Ainsi, pendant que Chlopicki s’étudiait à glacer au dedans l’esprit révolutionnaire, la révolution allait être représentée, au dehors, par Czartoryski, prince honnête, loyal, mais bercé dans les préjugés aristocratiques, et encore tout plein des souvenirs de l’amitié d’Alexandre. Et comme si ce n’était pas assez de tant d’ennemis, la démocratie polonaise avait encore à combattre le parti constitutionnel, guidé par Vincent Nemoiowski, traducteur des œuvres de Benjamin Constant, dont il avait popularisé en Pologne les stériles doctrines.

Le soulèvement de Varsovie, connu à Paris, y fut applaudi avec ivresse. L’héroïsme des Polonais fut célébré sur tous les théâtres ; on s’abordait dans les rues avec ce mot : La Pologne est libre. Ce fut en France une fête nationale, une seconde révolution de juillet. Appui à nos frères de Pologne ! disait-on de toutes parts.

De fait, si le sens des détails que nous venons de rapporter a été bien saisi, on comprendra combien la France pouvait aisément et efficacement aider la révolution polonaise. Le gouvernement n’avait besoin ni de faire marcher une armée au secours de Varsovie, ni même de parler à l’empereur le langage de la menace ; il eût suffi pour sauver la Pologne, d’y envoyer, en même temps que quelques généraux français, des agents chargés sous main d’appuyer, au nom de la France, le parti démocratique, seul capable de tenir tête aux circonstances par sa hardiesse et son élan. Ce parti, alors, reprenait le dessus ; les intrigues de l’aristocratie étaient déjouées ; la Pologne soulevée s’armait de la propagande, arme des audacieux ; on s’élançait vers la Lithuanie, et Chlopicki tombait, à moins que, se voyant encouragé par la France, il n’eût changé de système, et déployé, pour fortifier, pour étendre la révolution, l’énergie sincère qu’il mit à en paralyser les ressources et à en comprimer la fougue.

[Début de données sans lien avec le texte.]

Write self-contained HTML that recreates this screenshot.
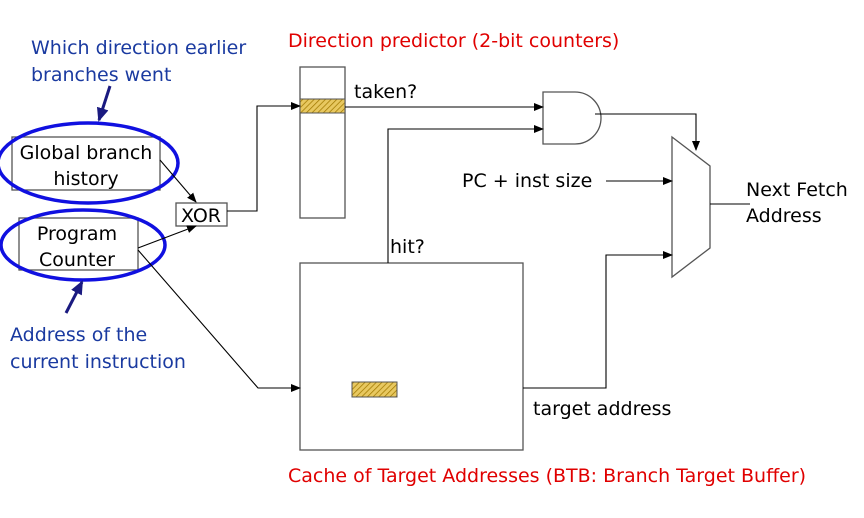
<!DOCTYPE html>
<html><head><style>
body{margin:0;background:#fff;}
svg text{font-family:"DejaVu Sans","Liberation Sans",sans-serif;}
</style></head><body>
<svg width="864" height="513" viewBox="0 0 864 513" xmlns="http://www.w3.org/2000/svg">
<defs>
<marker id="a" markerWidth="10" markerHeight="8" refX="9" refY="4" orient="auto" markerUnits="userSpaceOnUse"><path d="M0,0L10,4L0,8z" fill="#000"/></marker>
<marker id="b" markerWidth="14" markerHeight="12" refX="12" refY="6" orient="auto" markerUnits="userSpaceOnUse"><path d="M0,0L14,6L0,12z" fill="#1a1a80"/></marker>
<pattern id="h" width="4" height="4" patternUnits="userSpaceOnUse" patternTransform="rotate(45)"><rect width="4" height="4" fill="#e8c860"/><line x1="0" y1="0" x2="0" y2="4" stroke="#a07800" stroke-width="1.5"/></pattern>
</defs>
<g font-size="19">
<text x="31" y="54" fill="#1a3aa0">Which direction earlier</text>
<text x="31" y="81" fill="#1a3aa0">branches went</text>
<text x="288" y="47" fill="#e00000">Direction predictor (2-bit counters)</text>
<text x="10" y="341" fill="#1a3aa0">Address of the</text>
<text x="10" y="368" fill="#1a3aa0">current instruction</text>
<text x="288" y="482" fill="#e00000">Cache of Target Addresses (BTB: Branch Target Buffer)</text>
<text x="354" y="98">taken?</text>
<text x="462" y="187">PC + inst size</text>
<text x="746" y="196">Next Fetch</text>
<text x="746" y="222">Address</text>
<text x="390" y="253">hit?</text>
<text x="533" y="415">target address</text>
</g>
<g fill="none" stroke="#555" stroke-width="1.3">
<rect x="12" y="137" width="148" height="53" fill="#fff"/>
<rect x="19" y="218" width="119" height="52" fill="#fff"/>
<rect x="176" y="203" width="51" height="23" fill="#fff"/>
<rect x="300" y="67" width="45" height="151"/>
<rect x="300" y="263" width="223" height="187"/>
<path d="M543,92H575A26,26 0 0 1 575,144H543Z"/>
<path d="M672,137L710,166V248L672,277Z"/>
</g>
<rect x="300" y="99" width="45" height="14" fill="url(#h)" stroke="#555"/>
<rect x="352" y="382" width="45" height="15" fill="url(#h)" stroke="#555"/>
<g font-size="19" fill="#000">
<text x="86" y="159" text-anchor="middle">Global branch</text>
<text x="86" y="185" text-anchor="middle">history</text>
<text x="77" y="240" text-anchor="middle">Program</text>
<text x="77" y="266" text-anchor="middle">Counter</text>
<text x="201" y="222" text-anchor="middle">XOR</text>
</g>
<ellipse cx="88" cy="163" rx="90" ry="40" fill="none" stroke="#1010e0" stroke-width="3.5"/>
<ellipse cx="83" cy="245" rx="82" ry="35" fill="none" stroke="#1010e0" stroke-width="3.5"/>
<line x1="110" y1="86" x2="99" y2="120" stroke="#1a1a80" stroke-width="3" marker-end="url(#b)"/>
<line x1="66" y1="313" x2="82" y2="282" stroke="#1a1a80" stroke-width="3" marker-end="url(#b)"/>
<g fill="none" stroke="#000" stroke-width="1.1">
<line x1="160" y1="160" x2="196" y2="202" marker-end="url(#a)"/>
<line x1="138" y1="248" x2="196" y2="226" marker-end="url(#a)"/>
<path d="M138,250L258,388H300" marker-end="url(#a)"/>
<path d="M227,211H257V106H300" marker-end="url(#a)"/>
<line x1="345" y1="107" x2="543" y2="107" marker-end="url(#a)"/>
<path d="M388,263V129H543" marker-end="url(#a)"/>
<path d="M595,114H696V150" marker-end="url(#a)"/>
<line x1="606" y1="181" x2="672" y2="181" marker-end="url(#a)"/>
<path d="M523,388H606V255H672" marker-end="url(#a)"/>
<line x1="710" y1="204" x2="750" y2="204"/>
</g>
</svg>
</body></html>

Mais tels n’étaient pas les desseins du PalaisRoyal. Si la cour parut d’abord s’associer aux sympathies de la France, ce fut uniquement parce qu’il y aurait eu danger à les braver. L’attitude prise en public on se hâta de la démentir dans les instructions secrètes adressées aux agents extérieurs.

Quelque temps après le 29 novembre, un membre de la diète eut une entrevue avec le consul français. « Que devons-nous attendre des sympathies du gouvernement de juillet ? demanda M. Biernacki. — Rien, répondit froidement le consul. — Mais si la fortune nous secondait, si nos succès venaient prouver à l’Europe tout ce qu’il y a d’énergique dans notre vouloir et de sérieux dans notre affranchissement ? — Je vous répète, monsieur, que vous n’avez à espérer du cabinet que je représentent ni encouragement ni appui. — Vous chargez-vous, au moins, d’être notre intermédiaire auprès de votre gouvernement ? — Non, monsieur. — De lui faire tenir nos dépêches ? Elles seront ouvertes et lues par l’Autriche. — Que doit donc, selon vous, faire la Pologne ? — Se soumettre. » M. Biernacki se retira plein de surprise et d’indignation.

Ainsi se vérifiait déjà, pour la Pologne, grâce à l’égoïsme des gouvernements, cette populaire et touchante formule de son désespoir : « Dieu est trop haut et la France trop loin. »

Ce que les Polonais pouvaient, si tout appui même indirect, ne leur eût manqué, on en jugera par les prodiges de leur longue lutte, éternel sujet d’admiration pour le monde, et pour la France, éternel sujet de douleur !



  1. En Pologne, aristocratie et noblesse sont deux choses fort distinctes : il ne faut pas l’oublier. Voir ce que nous avons dit cet égard, au 1er Chapitre.